Foreign demand for Korean bonds is expected to remain steady amid uncertain domestic and international conditions. Japan's Government Pension Investment Fund (GPIF) confirmed purchases of Korean government bonds in its recently disclosed portfolio as of end of March. GPIF purchased 63 Korean government bond issues out of 10,039 total overseas bonds, with purchase volume at approximately 1.96 trillion won when converted to won. GPIF is Japan's national pension and is considered the flagship of passive funds tracking indices.
Kim Ji-man, researcher at Samsung Securities, stated that "Korean government bonds are scheduled to be finally included at 1.75% in the WGBI benchmark and 2.18% in the WGBI index excluding Japan and China by November, and upon completion of inclusion, GPIF funds alone are estimated to result in net inflows of about 16 trillion won." He added that "as of July, approximately 8 trillion won, half of that amount, can be seen as having already flowed in."

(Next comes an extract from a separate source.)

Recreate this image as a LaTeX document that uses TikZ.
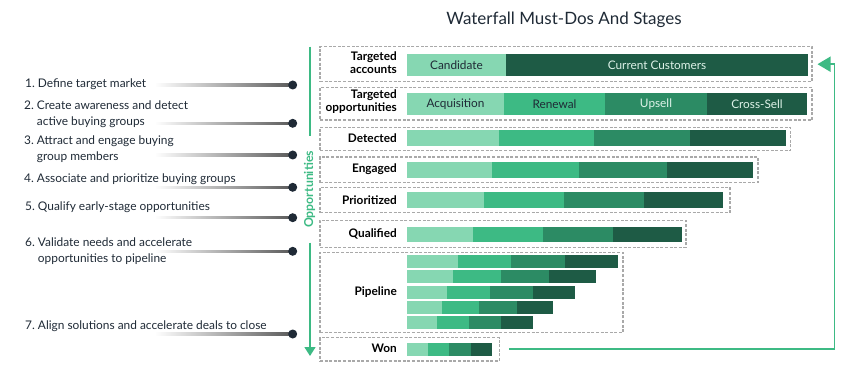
\documentclass[tikz,border=0pt]{standalone}
\usepackage{fontspec}
\setmainfont{Lato}
\usetikzlibrary{arrows.meta,calc}
\definecolor{c1}{HTML}{86D7B2}
\definecolor{c2}{HTML}{3DBA84}
\definecolor{c3}{HTML}{2C8B64}
\definecolor{c4}{HTML}{1E5B45}
\definecolor{ink}{HTML}{1F2A36}
\definecolor{lightink}{HTML}{DDF2E8}
\definecolor{boxgray}{HTML}{A9A9A9}
\definecolor{gline}{HTML}{3DBA84}
\tikzset{
  seg/.style={draw=none, inner sep=0pt, outer sep=0pt, font=\fontsize{11.8}{13}\selectfont},
  dbox/.style={draw=boxgray, dash pattern=on 3pt off 1.6pt, line width=1.2pt, inner sep=0pt, outer sep=0pt},
  item/.style={anchor=west, align=left, inner sep=0pt, text=ink, font=\fontsize{11.9}{16}\selectfont},
  stage/.style={anchor=east, align=right, inner sep=0pt, text=black, font=\bfseries\fontsize{11.8}{13}\selectfont},
  dot/.style={circle, fill=ink, inner sep=0pt, minimum size=9pt},
  gconn/.style={draw=gline, line width=1.8pt},
}
\newcommand\mkseg[8]{\node[seg, fill=#6, text=#7, minimum width={#3-#2}, minimum height={#5-#4}, anchor=north west] (#1) at (#2,#4) {#8};}
\newcommand\mkbox[5]{\node[dbox, minimum width={#3-#2}, minimum height={#5-#4}, anchor=north west] (#1) at (#2,#4) {};}
\newcommand\fourbar[8]{%
  \mkseg{#1a}{#4}{#5}{#2}{#3}{c1}{ink}{}%
  \mkseg{#1b}{#5}{#6}{#2}{#3}{c2}{ink}{}%
  \mkseg{#1c}{#6}{#7}{#2}{#3}{c3}{ink}{}%
  \mkseg{#1d}{#7}{#8}{#2}{#3}{c4}{ink}{}}
\begin{document}
\begin{tikzpicture}[x=1pt, y=-1pt]
\useasboundingbox (0,0) rectangle (860,385);

% title
\node[text=ink, font=\fontsize{17}{20}\selectfont] (title) at (564,20) {Waterfall Must-Dos And Stages};

% dashed stage boxes
\mkbox{bta}{320}{812}{46.7}{81.7}
\mkbox{bto}{320}{812}{87.7}{120}
\mkbox{bdet}{320}{790.5}{127.3}{150.7}
\mkbox{beng}{320}{758}{157}{182.7}
\mkbox{bpri}{320}{730}{187.3}{212.7}
\mkbox{bqua}{320}{686}{220.3}{247.3}
\mkbox{bpip}{320}{623}{252.3}{332.7}
\mkbox{bwon}{320}{499.3}{337.7}{361}

% stage labels
\node[stage] (lta) at (397,63) {Targeted\\accounts};
\node[stage] (lto) at (397,102) {Targeted\\opportunities};
\node[stage] (ldet) at (397,138) {Detected};
\node[stage] (leng) at (397,169.5) {Engaged};
\node[stage] (lpri) at (397,200) {Prioritized};
\node[stage] (lqua) at (397,233.5) {Qualified};
\node[stage] (lpip) at (397,292) {Pipeline};
\node[stage] (lwon) at (397,348) {Won};

% bars
\mkseg{ta1}{407}{506}{54}{75.7}{c1}{ink}{Candidate}
\mkseg{ta2}{506}{808}{54}{75.7}{c4}{lightink}{Current Customers}
\mkseg{to1}{407}{504}{93.3}{115}{c1}{ink}{Acquisition}
\mkseg{to2}{504}{605}{93.3}{115}{c2}{ink}{Renewal}
\mkseg{to3}{605}{707}{93.3}{115}{c3}{lightink}{Upsell}
\mkseg{to4}{707}{807}{93.3}{115}{c4}{lightink}{Cross-Sell}
\fourbar{det}{130}{146}{407}{499}{594}{690}{786}
\fourbar{eng}{161.7}{177.7}{407}{492}{579}{667}{753}
\fourbar{pri}{192.3}{207.7}{407}{484}{564}{644}{723}
\fourbar{qua}{227}{242.3}{407}{473}{543}{613}{682}
\fourbar{pa}{255}{267.7}{407}{458}{511}{565}{618}
\fourbar{pb}{270}{282.7}{407}{453}{501}{549}{596}
\fourbar{pc}{286}{298.7}{407}{447}{490}{533}{575}
\fourbar{pd}{301}{313.7}{407}{442}{479}{517}{553}
\fourbar{pe}{316}{328.7}{407}{437}{469}{501}{533}
\fourbar{won}{343.3}{355.7}{407}{428}{449}{471}{492}

% left list
\node[item] (t1) at (25,84) {1.~Define target market};
\node[item] (t2) at (24,114.7) {2.~Create awareness and detect\\\phantom{2.~}active buying groups};
\node[item] (t3) at (24,149) {3.~Attract and engage buying\\\phantom{3.~}group members};
\node[item] (t4) at (24,179) {4.~Associate and prioritize buying groups};
\node[item] (t5) at (25,207.7) {5.~Qualify early-stage opportunities};
\node[item] (t6) at (25,251.3) {6.~Validate needs and accelerate\\\phantom{6.~}opportunities to pipeline};
\node[item] (t7) at (25,326.7) {7.~Align solutions and accelerate deals to close};

\foreach \i/\y in {1/85,2/123.3,3/155,4/187.3,5/217.7,6/251.3,7/334}{
  \shade[left color=white, right color=black!65] ($(292.7,\y)+(-138,-1.2)$) rectangle ($(292.7,\y)+(0,1.2)$);
  \node[dot] (d\i) at (292.7,\y) {};
}

% opportunities axis
\node[rotate=90, text=c2, font=\bfseries\fontsize{12.3}{14}\selectfont, inner sep=0pt] (opp) at (309.5,189.5) {Opportunities};
\coordinate (ot1) at (310,46.7);
\coordinate (ot2) at (310,135.7);
\coordinate (ob1) at (310,242.7);
\coordinate (ob2) at (310,356);
\draw[gconn, line width=1.6pt] (ot1) -- (ot2);
\draw[gconn, line width=1.6pt, -{Triangle[length=9pt,width=11pt]}] (ob1) -- (ob2);

% return arrow
\coordinate (rc) at (834.5,200);
\draw[gconn, -{Triangle[length=13pt,width=15pt]}] ([xshift=9.5pt]bwon.east) -| (rc) |- ([xshift=5.5pt]bta.east);
\end{tikzpicture}
\end{document}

Kim added that "the reason the bond market does not feel this despite smooth inclusion is that monetary policy uncertainty is high and the government also has an expansionary fiscal stance, so WGBI supply and demand alone is insufficient to stabilize yields."

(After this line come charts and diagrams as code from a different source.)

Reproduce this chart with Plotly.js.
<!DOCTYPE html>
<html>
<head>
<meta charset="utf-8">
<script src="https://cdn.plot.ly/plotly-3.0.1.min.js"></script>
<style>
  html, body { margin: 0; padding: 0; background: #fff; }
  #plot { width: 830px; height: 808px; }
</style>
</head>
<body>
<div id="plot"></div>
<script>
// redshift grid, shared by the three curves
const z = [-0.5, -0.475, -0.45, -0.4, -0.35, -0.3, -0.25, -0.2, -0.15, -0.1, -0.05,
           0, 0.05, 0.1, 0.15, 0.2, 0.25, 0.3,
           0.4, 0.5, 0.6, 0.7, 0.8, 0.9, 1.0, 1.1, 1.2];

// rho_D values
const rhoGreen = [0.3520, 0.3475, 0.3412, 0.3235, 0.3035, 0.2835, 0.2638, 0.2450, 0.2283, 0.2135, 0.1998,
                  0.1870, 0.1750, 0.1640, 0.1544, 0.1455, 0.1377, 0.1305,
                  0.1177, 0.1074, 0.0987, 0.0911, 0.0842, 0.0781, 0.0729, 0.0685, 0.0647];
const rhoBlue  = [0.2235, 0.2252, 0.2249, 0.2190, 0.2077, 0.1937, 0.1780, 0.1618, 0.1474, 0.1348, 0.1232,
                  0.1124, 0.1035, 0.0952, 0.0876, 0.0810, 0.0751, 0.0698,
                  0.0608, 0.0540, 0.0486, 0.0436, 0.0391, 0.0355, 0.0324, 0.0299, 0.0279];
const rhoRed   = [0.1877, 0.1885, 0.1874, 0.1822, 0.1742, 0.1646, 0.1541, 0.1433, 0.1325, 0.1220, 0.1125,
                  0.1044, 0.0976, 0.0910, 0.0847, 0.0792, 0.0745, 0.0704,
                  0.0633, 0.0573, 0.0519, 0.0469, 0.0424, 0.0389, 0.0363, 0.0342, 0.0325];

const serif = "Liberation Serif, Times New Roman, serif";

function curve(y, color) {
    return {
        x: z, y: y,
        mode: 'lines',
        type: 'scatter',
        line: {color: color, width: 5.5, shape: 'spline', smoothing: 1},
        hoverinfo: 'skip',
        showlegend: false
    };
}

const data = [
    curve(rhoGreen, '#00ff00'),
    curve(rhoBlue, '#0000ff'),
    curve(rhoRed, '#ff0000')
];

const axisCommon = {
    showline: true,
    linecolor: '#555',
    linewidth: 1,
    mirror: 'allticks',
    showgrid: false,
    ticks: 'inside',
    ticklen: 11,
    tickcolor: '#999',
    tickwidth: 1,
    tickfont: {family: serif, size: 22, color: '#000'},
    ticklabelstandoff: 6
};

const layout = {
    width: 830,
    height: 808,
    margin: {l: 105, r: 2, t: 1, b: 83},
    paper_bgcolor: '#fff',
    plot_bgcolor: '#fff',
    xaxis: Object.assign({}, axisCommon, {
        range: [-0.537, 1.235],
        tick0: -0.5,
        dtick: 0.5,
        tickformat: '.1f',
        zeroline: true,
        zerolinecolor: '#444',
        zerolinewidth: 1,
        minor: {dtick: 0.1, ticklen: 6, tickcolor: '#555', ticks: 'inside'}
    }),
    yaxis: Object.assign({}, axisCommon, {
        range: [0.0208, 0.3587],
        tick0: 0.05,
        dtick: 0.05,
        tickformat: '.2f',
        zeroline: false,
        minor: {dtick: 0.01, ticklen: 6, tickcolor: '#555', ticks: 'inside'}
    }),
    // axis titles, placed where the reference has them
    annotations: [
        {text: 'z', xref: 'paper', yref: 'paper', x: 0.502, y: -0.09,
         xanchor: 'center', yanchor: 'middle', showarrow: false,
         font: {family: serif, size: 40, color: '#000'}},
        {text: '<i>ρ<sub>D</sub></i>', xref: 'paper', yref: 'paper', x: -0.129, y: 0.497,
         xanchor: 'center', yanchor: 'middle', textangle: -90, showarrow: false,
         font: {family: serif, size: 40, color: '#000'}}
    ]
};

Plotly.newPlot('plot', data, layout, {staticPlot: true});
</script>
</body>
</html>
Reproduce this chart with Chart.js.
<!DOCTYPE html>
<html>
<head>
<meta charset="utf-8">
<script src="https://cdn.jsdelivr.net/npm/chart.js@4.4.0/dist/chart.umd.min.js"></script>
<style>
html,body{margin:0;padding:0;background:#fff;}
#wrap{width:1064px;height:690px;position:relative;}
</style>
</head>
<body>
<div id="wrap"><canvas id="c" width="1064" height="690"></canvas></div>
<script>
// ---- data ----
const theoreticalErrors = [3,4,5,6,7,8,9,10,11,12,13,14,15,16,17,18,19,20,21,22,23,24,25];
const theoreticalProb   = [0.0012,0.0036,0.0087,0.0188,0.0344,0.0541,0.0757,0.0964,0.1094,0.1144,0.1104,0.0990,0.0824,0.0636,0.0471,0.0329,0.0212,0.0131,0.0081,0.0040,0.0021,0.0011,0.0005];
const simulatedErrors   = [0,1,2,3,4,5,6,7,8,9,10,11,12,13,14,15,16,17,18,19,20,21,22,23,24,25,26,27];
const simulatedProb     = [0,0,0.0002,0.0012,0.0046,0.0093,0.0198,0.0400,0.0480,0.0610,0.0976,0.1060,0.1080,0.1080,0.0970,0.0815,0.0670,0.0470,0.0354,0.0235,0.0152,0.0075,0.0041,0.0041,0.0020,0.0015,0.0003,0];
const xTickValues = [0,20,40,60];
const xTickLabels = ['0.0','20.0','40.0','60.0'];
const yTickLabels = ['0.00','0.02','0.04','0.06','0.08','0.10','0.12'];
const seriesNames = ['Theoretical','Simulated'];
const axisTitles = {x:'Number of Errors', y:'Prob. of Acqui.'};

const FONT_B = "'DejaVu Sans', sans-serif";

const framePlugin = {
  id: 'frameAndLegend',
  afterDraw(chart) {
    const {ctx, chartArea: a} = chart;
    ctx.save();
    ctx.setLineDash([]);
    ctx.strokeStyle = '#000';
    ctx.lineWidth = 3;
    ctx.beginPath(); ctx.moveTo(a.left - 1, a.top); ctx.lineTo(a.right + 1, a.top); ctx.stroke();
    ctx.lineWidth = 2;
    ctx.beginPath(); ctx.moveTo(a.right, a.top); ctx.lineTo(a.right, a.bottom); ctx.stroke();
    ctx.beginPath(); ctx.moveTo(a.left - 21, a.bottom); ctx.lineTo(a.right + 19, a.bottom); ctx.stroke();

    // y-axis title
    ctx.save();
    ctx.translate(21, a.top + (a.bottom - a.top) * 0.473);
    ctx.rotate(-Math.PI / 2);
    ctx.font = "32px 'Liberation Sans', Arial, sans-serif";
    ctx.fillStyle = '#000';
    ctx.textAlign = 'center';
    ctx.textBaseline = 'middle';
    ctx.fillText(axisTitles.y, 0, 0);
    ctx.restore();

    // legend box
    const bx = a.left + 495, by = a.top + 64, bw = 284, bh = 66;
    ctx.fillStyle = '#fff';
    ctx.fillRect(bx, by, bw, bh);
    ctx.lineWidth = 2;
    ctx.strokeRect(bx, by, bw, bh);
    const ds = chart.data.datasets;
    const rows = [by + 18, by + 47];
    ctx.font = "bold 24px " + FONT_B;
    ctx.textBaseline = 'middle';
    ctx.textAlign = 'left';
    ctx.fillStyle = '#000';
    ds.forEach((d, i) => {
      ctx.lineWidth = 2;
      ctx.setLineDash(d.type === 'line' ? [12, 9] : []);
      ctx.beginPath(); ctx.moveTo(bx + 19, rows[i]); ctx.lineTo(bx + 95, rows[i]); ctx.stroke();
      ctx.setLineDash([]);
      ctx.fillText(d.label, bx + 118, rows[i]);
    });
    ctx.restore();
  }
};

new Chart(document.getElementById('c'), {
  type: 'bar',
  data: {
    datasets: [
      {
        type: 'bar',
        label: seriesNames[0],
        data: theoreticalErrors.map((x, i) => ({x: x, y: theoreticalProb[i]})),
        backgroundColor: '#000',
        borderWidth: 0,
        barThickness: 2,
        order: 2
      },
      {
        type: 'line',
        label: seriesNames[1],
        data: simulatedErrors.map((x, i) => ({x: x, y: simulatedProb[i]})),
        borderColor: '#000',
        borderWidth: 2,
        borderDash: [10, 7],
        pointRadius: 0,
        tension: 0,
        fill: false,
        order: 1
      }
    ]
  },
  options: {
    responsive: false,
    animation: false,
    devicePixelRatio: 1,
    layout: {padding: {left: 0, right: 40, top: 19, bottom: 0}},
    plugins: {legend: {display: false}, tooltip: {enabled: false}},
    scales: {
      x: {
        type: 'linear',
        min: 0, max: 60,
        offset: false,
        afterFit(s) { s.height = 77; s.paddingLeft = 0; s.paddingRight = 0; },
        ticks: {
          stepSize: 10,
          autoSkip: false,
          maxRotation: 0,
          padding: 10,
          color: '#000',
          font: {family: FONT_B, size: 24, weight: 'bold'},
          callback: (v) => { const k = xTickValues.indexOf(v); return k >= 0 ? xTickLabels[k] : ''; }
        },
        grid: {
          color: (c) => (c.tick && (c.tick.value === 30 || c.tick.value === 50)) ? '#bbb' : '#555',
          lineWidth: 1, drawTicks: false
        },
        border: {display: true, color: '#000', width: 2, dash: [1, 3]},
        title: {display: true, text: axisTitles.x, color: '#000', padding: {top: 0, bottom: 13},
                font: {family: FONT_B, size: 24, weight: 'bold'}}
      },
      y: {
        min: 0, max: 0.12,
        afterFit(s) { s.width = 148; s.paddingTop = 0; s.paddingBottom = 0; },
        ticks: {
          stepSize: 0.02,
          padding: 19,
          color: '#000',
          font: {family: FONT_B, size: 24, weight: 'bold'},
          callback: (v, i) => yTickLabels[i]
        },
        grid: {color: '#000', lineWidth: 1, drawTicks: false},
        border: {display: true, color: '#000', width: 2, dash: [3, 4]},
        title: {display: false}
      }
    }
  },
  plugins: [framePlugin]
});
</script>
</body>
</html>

Jang Bo-sung, Director of the Macrofinance Office at the Korea Capital Market Institute, stated that "it is a relatively smooth situation even as global financial markets take a wait-and-see approach with the Middle East war breaking out just before inclusion." He noted that "foreign funds are coming in centered on short-term issues rather than ultra-long-term issues, through which we can see that investors are taking a wait-and-see approach to some extent."
He stated that "considering that passive fund capital typically comes in matching duration and maturity, there is room for additional inflows (into ultra-long-term issues, etc.)," adding that "mitigation of global financial market volatility must be prioritized."
What is South Korea's WGBI inclusion and when did it start?
South Korea's inclusion in the World Government Bond Index (WGBI) began in April. The WGBI is one of the world's three major bond indices, and inclusion results in funds from global pension funds tracking the index flowing into the Korean government bond market. Korean government bonds are scheduled to be finally included at 1.75% in the WGBI benchmark by November.
How much foreign investment has flowed into Korean bonds since WGBI inclusion?
Foreign investors net purchased 41.2 trillion won of Korean government bonds from end of March through the 9th, according to the Ministry of Economy and Finance. This represents an average of approximately 10 trillion won in monthly foreign bond fund inflows, with Japanese investors contributing around 3 trillion won per month.
Why did Korean bond yields rise despite foreign investment inflows?
Korean government bond yields rose despite foreign inflows due to Middle East conflict and interest rate hike concerns. Since WGBI inclusion began, 3-year government bond yields increased approximately 20 basis points and 10-year yields rose 34 basis points. Bond market participants attribute this to the unexpected Middle East war and high inflation concerns changing the Bank of Korea's monetary policy direction, overshadowing the stabilizing effect of foreign demand.